An Agenda for Change through Countywide Collaboration argues that in a time of continuing fiscal and social challenges a collaborative regional county-wide approach to education is essential. It will allow school districts to capitalize on economies of scale and enhance educational opportunity while preserving the local, community-based identity that is so important to citizens. Later School Start Times for Adolescents provides a review of the literature about later school start times and proposes it as a topic for further inquiry among school districts. Three districts already have this idea under discussion.
The partnership, a broad-based effort to support innovation and positive change in Ulster County schooling, seeks to promote countywide, regional thinking among the eight Ulster County school districts—Ellenville, Highland, Kingston, New Paltz, Onteora, Rondout Valley, Saugerties and Wallkill—with the goal of enriching educational opportunity for students and managing service delivery as efficiently as possible.
The effort began with a symposium in November 2013 on the SUNY New Paltz campus, which convened public education stakeholders to begin to conceptualize a countywide response to school districts’ current challenging circumstances. The work continued through two study groups charged with identifying potential areas of collaboration for Ulster County school districts. These study groups, staffed by subcommittees of A 2020 Vision for Public Education in Ulster County participants and supported by CRREO, met throughout the 2013-2014 school year and conducted research on a range of issues. These include regionalization of transportation; regional pre-kindergarten; enhancing educational opportunity through course-sharing, distance-learning, and sharing staff; later school start times for adolescents; and shared calendars and bell schedules to facilitate service-sharing. Finally, the groups compiled a list of legislative and regulatory barriers that inhibit the ability of school districts to engage in collaborative efforts. This may form a platform for legislative advocacy for Ulster County school districts.

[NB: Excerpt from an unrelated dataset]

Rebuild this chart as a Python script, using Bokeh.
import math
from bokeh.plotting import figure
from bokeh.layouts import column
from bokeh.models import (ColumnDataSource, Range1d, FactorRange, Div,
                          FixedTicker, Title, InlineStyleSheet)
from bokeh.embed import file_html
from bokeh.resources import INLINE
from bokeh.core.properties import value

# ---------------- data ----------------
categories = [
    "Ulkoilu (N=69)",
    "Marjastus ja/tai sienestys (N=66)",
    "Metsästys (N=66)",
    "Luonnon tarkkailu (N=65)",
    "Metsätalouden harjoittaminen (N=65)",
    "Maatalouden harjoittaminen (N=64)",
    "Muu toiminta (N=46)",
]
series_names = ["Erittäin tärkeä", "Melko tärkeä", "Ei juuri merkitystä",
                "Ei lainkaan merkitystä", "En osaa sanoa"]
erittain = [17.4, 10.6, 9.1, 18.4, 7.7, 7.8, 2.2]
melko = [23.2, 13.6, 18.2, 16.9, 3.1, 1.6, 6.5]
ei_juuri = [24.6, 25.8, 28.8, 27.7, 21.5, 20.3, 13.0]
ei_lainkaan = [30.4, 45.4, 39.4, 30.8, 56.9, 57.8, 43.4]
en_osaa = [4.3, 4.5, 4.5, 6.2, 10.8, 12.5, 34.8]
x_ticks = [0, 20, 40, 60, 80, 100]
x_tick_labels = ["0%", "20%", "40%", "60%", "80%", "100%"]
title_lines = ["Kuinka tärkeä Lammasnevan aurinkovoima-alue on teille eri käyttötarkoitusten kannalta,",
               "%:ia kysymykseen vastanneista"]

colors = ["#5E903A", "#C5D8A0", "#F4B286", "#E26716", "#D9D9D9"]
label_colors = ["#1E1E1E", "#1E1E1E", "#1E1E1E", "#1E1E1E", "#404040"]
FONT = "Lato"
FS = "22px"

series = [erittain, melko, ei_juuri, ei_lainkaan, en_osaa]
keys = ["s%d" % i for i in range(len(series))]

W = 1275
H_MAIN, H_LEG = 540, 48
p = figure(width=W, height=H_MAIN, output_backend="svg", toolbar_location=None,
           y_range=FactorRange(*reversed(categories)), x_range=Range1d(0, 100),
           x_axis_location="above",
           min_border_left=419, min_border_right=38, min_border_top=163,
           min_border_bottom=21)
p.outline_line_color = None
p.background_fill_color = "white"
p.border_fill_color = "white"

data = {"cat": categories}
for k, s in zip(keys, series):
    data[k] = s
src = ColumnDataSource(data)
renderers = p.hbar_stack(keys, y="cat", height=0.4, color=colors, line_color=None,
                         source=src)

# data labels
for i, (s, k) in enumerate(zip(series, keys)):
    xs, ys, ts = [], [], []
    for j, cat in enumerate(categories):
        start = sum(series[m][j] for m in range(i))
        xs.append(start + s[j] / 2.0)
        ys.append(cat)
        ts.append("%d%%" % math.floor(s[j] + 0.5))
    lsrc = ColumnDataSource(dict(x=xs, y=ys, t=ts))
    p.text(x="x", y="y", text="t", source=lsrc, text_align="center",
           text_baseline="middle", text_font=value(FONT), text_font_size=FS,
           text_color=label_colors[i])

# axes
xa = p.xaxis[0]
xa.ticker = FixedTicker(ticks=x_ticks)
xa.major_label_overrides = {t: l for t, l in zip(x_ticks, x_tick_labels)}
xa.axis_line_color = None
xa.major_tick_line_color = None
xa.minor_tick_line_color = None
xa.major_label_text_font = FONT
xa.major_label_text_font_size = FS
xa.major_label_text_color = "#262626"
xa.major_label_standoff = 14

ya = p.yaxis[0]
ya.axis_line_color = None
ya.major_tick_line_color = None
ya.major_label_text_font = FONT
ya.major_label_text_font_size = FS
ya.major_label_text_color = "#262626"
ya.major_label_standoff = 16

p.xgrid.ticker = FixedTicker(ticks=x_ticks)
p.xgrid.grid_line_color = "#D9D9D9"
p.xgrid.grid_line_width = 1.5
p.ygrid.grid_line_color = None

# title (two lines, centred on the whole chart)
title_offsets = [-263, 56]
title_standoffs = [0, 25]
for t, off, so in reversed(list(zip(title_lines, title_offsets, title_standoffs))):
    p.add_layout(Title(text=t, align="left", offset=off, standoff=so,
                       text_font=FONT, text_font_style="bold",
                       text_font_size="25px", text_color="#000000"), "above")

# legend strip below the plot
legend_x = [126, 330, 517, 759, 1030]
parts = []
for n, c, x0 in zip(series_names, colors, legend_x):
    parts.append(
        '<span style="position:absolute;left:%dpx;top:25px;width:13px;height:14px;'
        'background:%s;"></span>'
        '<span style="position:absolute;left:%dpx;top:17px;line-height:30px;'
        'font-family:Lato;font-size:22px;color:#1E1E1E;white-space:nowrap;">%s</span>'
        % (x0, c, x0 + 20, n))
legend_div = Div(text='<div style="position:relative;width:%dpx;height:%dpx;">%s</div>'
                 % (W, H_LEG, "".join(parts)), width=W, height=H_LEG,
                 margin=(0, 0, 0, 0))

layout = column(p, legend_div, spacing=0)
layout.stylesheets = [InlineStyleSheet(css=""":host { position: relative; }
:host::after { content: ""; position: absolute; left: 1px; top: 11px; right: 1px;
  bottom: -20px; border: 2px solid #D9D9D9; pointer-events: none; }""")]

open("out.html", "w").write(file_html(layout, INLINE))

CRREO Director Gerald Benjamin said, “Education is government’s most important function. In a time of tax caps, rapid demographic change and declining school enrollments, it is crucial that we seek smart new ways to efficiently and effectively deliver the best possible education for our children in the Hudson Valley.”
Beginning in August, and over the next few months, the study groups will issue additional short policy briefs about issues identified by 2020 Vision participants in order to further discussion about other collaborative potentialities. Participants will then reconvene in December 2014 to discuss these policy briefs and then decide upon whether and how to pursue specific areas of collaboration.

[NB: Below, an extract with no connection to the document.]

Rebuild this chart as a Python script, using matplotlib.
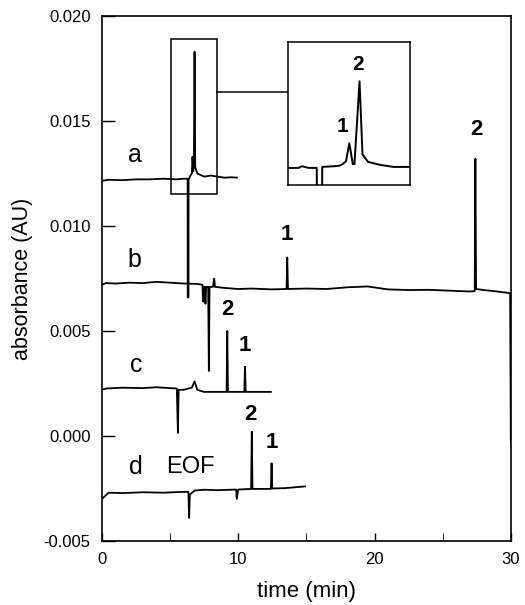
"""Electropherograms a-d with an inset zoom on trace a"""
import matplotlib
matplotlib.use("Agg")
import matplotlib.pyplot as plt
from matplotlib.patches import Rectangle
from matplotlib.ticker import FormatStrFormatter, MultipleLocator

plt.rcParams['font.family'] = ['Liberation Sans', 'DejaVu Sans']
plt.rcParams['axes.unicode_minus'] = False

# trace a (min, AU)
a_time = [0, 0.5, 1.5, 2.5, 3.5, 4.5, 5.5, 6.0, 6.29, 6.3, 6.355, 6.36, 6.5, 6.6,
          6.65, 6.7, 6.75, 6.8, 6.85, 7.0, 7.5, 8.0, 8.5, 9.0, 9.5, 9.9]
a_abs = [0.01215, 0.0122, 0.01218, 0.01222, 0.01222, 0.01225, 0.01222, 0.01225,
         0.01225, 0.0066, 0.0066, 0.0122, 0.0124, 0.0125, 0.0133, 0.0126, 0.0128,
         0.0183, 0.0128, 0.0125, 0.01235, 0.0124, 0.01235, 0.0123, 0.01232, 0.0123]

# trace b
b_time = [0, 0.3, 1, 2, 3, 4, 5, 6, 7, 7.38, 7.42, 7.47, 7.55, 7.6, 7.65, 7.8, 7.85,
          7.9, 8.15, 8.24, 8.3, 9, 10, 11, 12.5, 13.55, 13.6, 13.65, 15, 16.5, 18,
          19.5, 21, 22.5, 24, 25.5, 27.0, 27.35, 27.4, 27.45, 28, 29, 29.95, 30.0]
b_abs = [0.0072, 0.00728, 0.00726, 0.0073, 0.00728, 0.00734, 0.0073, 0.00726,
         0.00724, 0.0072, 0.0064, 0.0071, 0.0071, 0.0063, 0.0071, 0.0071, 0.0031,
         0.0071, 0.0071, 0.0075, 0.0071, 0.00705, 0.0070, 0.00702, 0.00698, 0.0070,
         0.0085, 0.0070, 0.00702, 0.0070, 0.00708, 0.00712, 0.00698, 0.00695,
         0.00696, 0.00692, 0.00688, 0.0069, 0.0132, 0.0070, 0.00695, 0.00688,
         0.0068, -0.0003]

# trace c
c_time = [0, 0.3, 1.5, 3, 4, 5, 5.5, 5.58, 5.63, 6.0, 6.6, 6.8, 7.0, 7.5, 8.5,
          9.15, 9.2, 9.25, 9.5, 10.45, 10.5, 10.55, 11.5, 12.4]
c_abs = [0.0022, 0.00226, 0.0023, 0.00228, 0.00232, 0.00228, 0.00226, 0.00014,
         0.0022, 0.0022, 0.0023, 0.0026, 0.0022, 0.0021, 0.0021, 0.0021, 0.0050,
         0.0021, 0.0021, 0.0021, 0.0033, 0.0021, 0.0021, 0.0021]

# trace d
d_time = [0, 0.5, 1.5, 3, 4.5, 6.0, 6.35, 6.4, 6.45, 6.8, 7.5, 8.5, 9.85, 9.9, 10.0,
          10.95, 11.0, 11.05, 12.4, 12.45, 12.5, 13.5, 14.9]
d_abs = [-0.0030, -0.0027, -0.00272, -0.00268, -0.0027, -0.00266, -0.00266,
         -0.0039, -0.0028, -0.0026, -0.00256, -0.00258, -0.00255, -0.0030,
         -0.00255, -0.00252, 0.0002, -0.00252, -0.00252, -0.0013, -0.0025,
         -0.00248, -0.0024]

# inset: close-up of trace a
ins_time = [5.955, 6.08, 6.12, 6.2, 6.295, 6.3, 6.355, 6.36, 6.5, 6.56, 6.6, 6.64,
            6.68, 6.72, 6.74, 6.8, 6.835, 6.9, 7.04, 7.2, 7.395]
ins_abs = [0.01213, 0.01213, 0.01225, 0.01213, 0.01213, 0.0060, 0.0060, 0.0122,
           0.01225, 0.01228, 0.0124, 0.0126, 0.0139, 0.0124, 0.0124, 0.0183,
           0.0131, 0.01256, 0.01235, 0.0122, 0.0122]

trace_names = ['a', 'b', 'c', 'd']
name_pos = [(2.4, 0.0134), (2.4, 0.0084), (2.5, 0.0034), (2.5, -0.0015)]
peak_labels = [('1', 13.6, 0.0096), ('2', 27.5, 0.0146), ('2', 9.2, 0.0060),
               ('1', 10.5, 0.0043), ('2', 10.9, 0.0010), ('1', 12.5, -0.0003)]
inset_labels = [('1', 6.6, 0.0151), ('2', 6.78, 0.0195)]

fig = plt.figure(figsize=(5.25, 6.05), dpi=100)
ax = fig.add_axes([0.194, 0.1058, 0.779, 0.8678])

for t, v in ((a_time, a_abs), (b_time, b_abs), (c_time, c_abs), (d_time, d_abs)):
    ax.plot(t, v, color='black', lw=1.3)

for name, (x, y) in zip(trace_names, name_pos):
    ax.text(x, y, name, fontsize=18, ha='center', va='center')
ax.text(6.5, -0.0015, 'EOF', fontsize=17, ha='center', va='center')
for lab, x, y in peak_labels:
    ax.text(x, y, lab, fontsize=16, fontweight='bold', ha='center', va='center')

# box around the zoomed region and the line to the inset
ax.add_patch(Rectangle((5.1, 0.01152), 3.35, 0.00738, fill=False, lw=1.1,
                       color='black', zorder=3))
ax.plot([8.45, 13.65], [0.01638, 0.01638], color='black', lw=1.1)

ax.set_xlim(0, 30)
ax.set_ylim(-0.005, 0.020)
ax.xaxis.set_major_locator(MultipleLocator(10))
ax.xaxis.set_minor_locator(MultipleLocator(5))
ax.yaxis.set_major_locator(MultipleLocator(0.005))
ax.yaxis.set_major_formatter(FormatStrFormatter('%.3f'))
ax.tick_params(direction='in', labelsize=12, length=9, width=1, pad=8)
ax.tick_params(axis='x', which='both', direction='in', length=6, pad=8)
ax.set_xlabel('time (min)', fontsize=16, labelpad=10)
ax.set_ylabel('absorbance (AU)', fontsize=15.5, labelpad=8)
for sp in ax.spines.values():
    sp.set_linewidth(1.2)

ins = ax.inset_axes([13.65, 0.01195, 8.95, 0.00681], transform=ax.transData)
ins.plot(ins_time, ins_abs, color='black', lw=1.4)
ins.set_xlim(5.955, 7.395)
ins.set_ylim(0.01091, 0.0211)
ins.set_xticks([])
ins.set_yticks([])
for sp in ins.spines.values():
    sp.set_linewidth(1.1)
for lab, x, y in inset_labels:
    ins.text(x, y, lab, fontsize=15, fontweight='bold', ha='center', va='center')

fig.savefig('out.png', dpi=100)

If you are interested in being on the mailing list for these policy briefs, please send an email with your address to email@example.com.
CRREO was established in 2007 to further engage the university and its people with communities, governments, not-for-profits, and businesses across our region. CRREO conducts and publicizes research on regional topics; creates and directs select institutes focusing on specific topics of regional interest; connects and partners with local governments, not-for-profits, and businesses to initiate reforms and advocate for best practices; contracts to assess the performance of public and not-for-profit agencies and programs; and works to foster intergovernmental collaboration and community engagement.
About A 2020 Vision for Public Education in Ulster County
A 2020 Vision for Public Education in Ulster County is about providing a framework and vehicle for discussions about countywide collaboration. Rather than piecing our sharing together, service by service, Ulster County school districts are developing a way to think collectively about how to go down this road together. In this way, we can maintain control over the character, shape, and extent of our collaborative efforts.